*SHORT EXERCISE*
Only the lines from the start of the data to the line containing "duration_ziemlich = [53, 42, 38, 42, 37]", both included, should be output, exactly and without pictures.

*STORED DATA*
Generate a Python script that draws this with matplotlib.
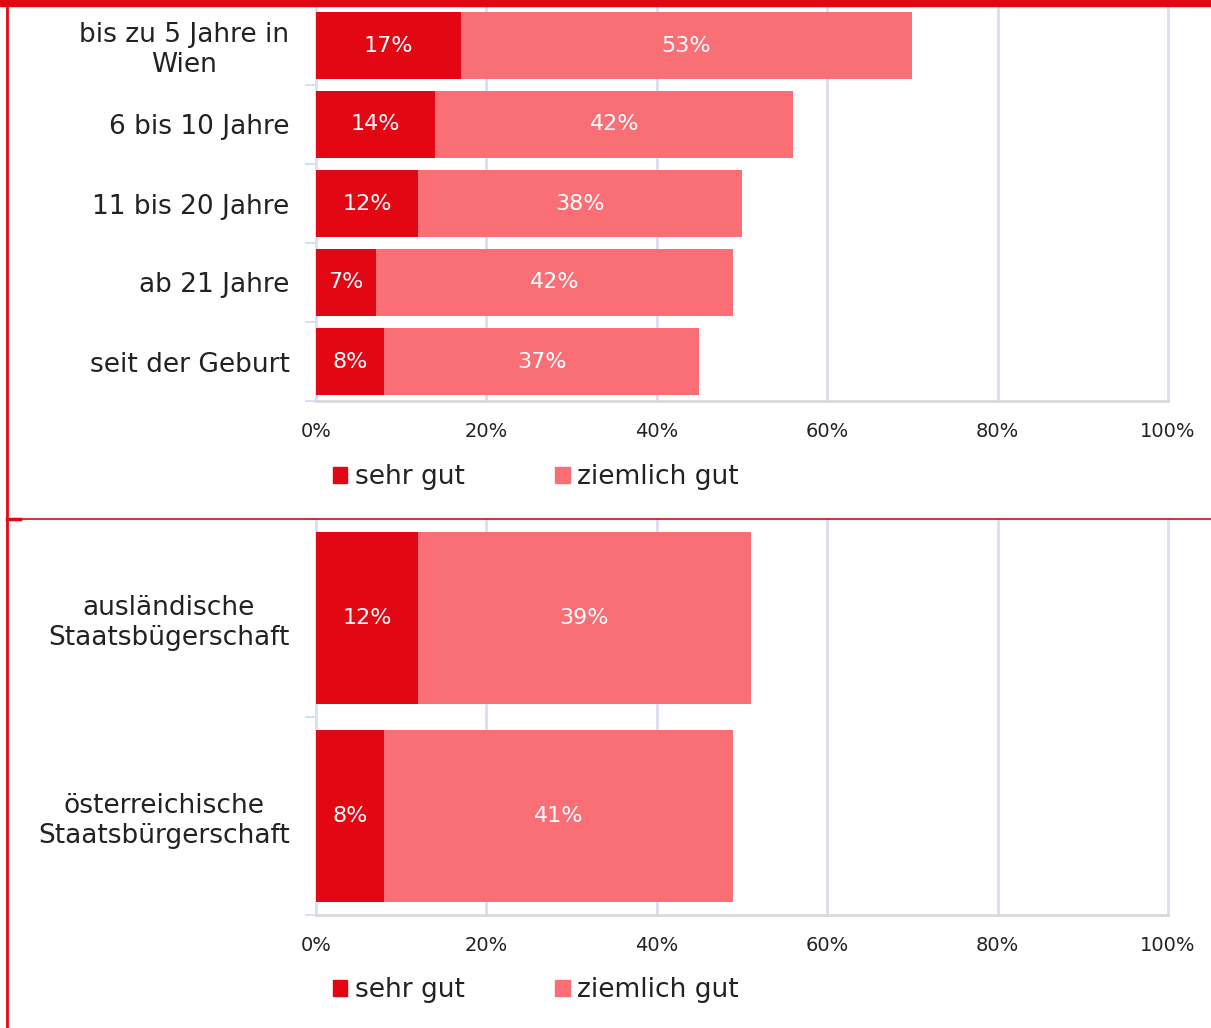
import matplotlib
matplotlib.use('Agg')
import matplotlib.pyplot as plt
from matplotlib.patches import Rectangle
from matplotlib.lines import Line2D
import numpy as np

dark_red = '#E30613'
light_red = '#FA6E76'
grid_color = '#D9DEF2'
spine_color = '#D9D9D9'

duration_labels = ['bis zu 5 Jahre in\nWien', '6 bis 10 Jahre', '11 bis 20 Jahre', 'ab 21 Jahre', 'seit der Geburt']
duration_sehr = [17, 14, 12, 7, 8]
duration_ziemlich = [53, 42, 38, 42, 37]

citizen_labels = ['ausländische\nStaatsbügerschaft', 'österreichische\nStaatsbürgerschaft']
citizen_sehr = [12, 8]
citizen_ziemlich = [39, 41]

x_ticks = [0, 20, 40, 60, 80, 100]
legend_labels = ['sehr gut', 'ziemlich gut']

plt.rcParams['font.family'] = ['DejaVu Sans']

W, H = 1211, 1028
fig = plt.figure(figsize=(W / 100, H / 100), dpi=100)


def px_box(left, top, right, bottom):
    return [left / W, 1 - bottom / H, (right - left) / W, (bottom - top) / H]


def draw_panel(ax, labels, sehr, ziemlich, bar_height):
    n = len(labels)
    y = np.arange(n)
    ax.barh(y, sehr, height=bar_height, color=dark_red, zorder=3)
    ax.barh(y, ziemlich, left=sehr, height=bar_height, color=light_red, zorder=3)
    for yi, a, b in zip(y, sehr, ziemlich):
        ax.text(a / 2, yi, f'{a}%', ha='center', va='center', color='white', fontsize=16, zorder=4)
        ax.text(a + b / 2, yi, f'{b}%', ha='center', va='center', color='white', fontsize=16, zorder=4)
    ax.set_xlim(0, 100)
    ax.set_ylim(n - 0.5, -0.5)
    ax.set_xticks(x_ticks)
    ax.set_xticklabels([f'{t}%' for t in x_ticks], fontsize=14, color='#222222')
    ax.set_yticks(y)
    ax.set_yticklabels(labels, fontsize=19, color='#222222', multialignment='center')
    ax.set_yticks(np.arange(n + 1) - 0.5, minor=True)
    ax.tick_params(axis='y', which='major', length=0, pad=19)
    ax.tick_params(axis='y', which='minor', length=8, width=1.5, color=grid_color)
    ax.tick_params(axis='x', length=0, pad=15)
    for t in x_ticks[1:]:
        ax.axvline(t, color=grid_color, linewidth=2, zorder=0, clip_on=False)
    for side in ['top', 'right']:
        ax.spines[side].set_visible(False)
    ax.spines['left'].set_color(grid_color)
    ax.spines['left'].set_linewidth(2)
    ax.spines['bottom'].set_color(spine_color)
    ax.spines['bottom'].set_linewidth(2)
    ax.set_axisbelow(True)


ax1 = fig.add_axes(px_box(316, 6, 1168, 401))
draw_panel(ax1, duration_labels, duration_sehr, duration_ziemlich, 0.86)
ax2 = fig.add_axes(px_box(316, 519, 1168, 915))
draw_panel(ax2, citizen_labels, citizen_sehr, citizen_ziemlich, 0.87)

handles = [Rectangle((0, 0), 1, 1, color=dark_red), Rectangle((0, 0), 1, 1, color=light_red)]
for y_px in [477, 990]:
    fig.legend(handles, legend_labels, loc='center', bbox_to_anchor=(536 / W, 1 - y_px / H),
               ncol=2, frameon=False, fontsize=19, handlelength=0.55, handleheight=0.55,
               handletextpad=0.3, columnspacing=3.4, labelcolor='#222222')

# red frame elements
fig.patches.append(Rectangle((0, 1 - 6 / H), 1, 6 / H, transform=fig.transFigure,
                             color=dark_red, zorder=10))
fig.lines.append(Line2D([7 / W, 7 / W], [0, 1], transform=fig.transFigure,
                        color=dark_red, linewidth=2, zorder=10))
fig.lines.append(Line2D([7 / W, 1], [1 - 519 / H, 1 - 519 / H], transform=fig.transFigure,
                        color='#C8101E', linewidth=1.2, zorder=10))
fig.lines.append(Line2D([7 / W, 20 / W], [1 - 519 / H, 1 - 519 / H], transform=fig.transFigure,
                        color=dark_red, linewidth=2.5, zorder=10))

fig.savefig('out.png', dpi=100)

*ANSWER BELOW*
Generate a Python script that draws this with matplotlib.
import matplotlib
matplotlib.use('Agg')
import matplotlib.pyplot as plt
from matplotlib.patches import Rectangle
from matplotlib.lines import Line2D
import numpy as np

dark_red = '#E30613'
light_red = '#FA6E76'
grid_color = '#D9DEF2'
spine_color = '#D9D9D9'

duration_labels = ['bis zu 5 Jahre in\nWien', '6 bis 10 Jahre', '11 bis 20 Jahre', 'ab 21 Jahre', 'seit der Geburt']
duration_sehr = [17, 14, 12, 7, 8]
duration_ziemlich = [53, 42, 38, 42, 37]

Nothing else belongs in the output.